Max Kazemzadeh, PhD, MFA, is a Professor and has served as the Director of the Art & Media Design Program for 7.5 years, and as the elected Chairperson of the Art, Communication & Theater (ACT) Department at Gallaudet University where he served for 3.5 years. Kazemzadeh is also the current founding Director of the Gallaudet TinkerLab, an automated fabrication studio within the Washburn Art Building which is supported annually by a NASA Space Grant.
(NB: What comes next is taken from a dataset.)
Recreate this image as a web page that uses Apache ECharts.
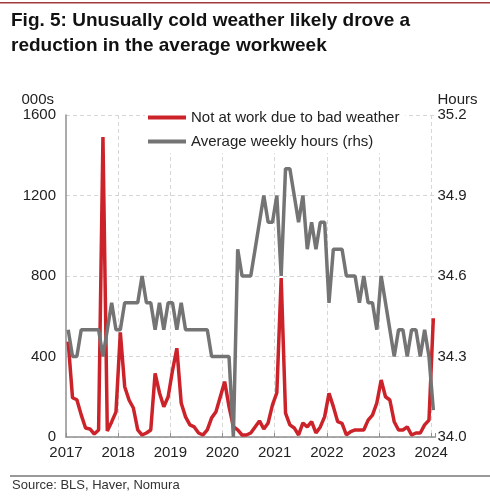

Kazemzadeh is also the only non-STEM faculty member of the established Center for Science Technology Research (CSTR) which works to support creative Science and ART-SCI campus initiatives/internships using grant. 

In Kazemzadeh’s research and artworks, he uses a syncretic approach to investigate connections between art, technology, and consciousness in his research, experiments and interactive installations. For the last ten years his work investigated the influence constructed, semi-conscious interfaces had on human perception and interaction. Directly connected to elements within machine perception and sense-based recognition, his work feeds naturally into the focal point of his recent research, investigating the significance and value of errors within the process of one’s perception and subject identification (via the senses) as essential contributions to creativity, inspiration, innovative thought, and learning.

Kazemzadeh has exhibited in international exhibitions, including solo and group exhibitions spanning the globe, including locations like New York City, Beijing, Madrid, Kefalonia, Manizalez, and his home city of Washington DC. Kazemzadeh has taught international interactive art workshops and has given artist talks around the world. Kazemzadeh has also curated international exhibitions, and acquired an ongoing annual grant from NASA to support a project and class he created which merges open source hardware and software to track, capture and transmit the data associated with the speed, altitude, roll, pitch, and yaw of skateboarders as they move about a skateboard bowl (gifted to Gallaudet and his research, from the Kennedy Center’s “Finding a Line” Project) in order to visualize that data in a projection on an adjacent wall. Kazemzadeh has also organized events, lectures, and conference breakout sessions connected to his research and creative interests at Gallaudet and the skateboard bowl. 

Referred by Roger Malina, Kazemzadeh was invited by the CPNAS (the Cultural Programs: National Academy of the Sciences) director, JD Talasek, to serve as external advisor to their monthly DASERs events.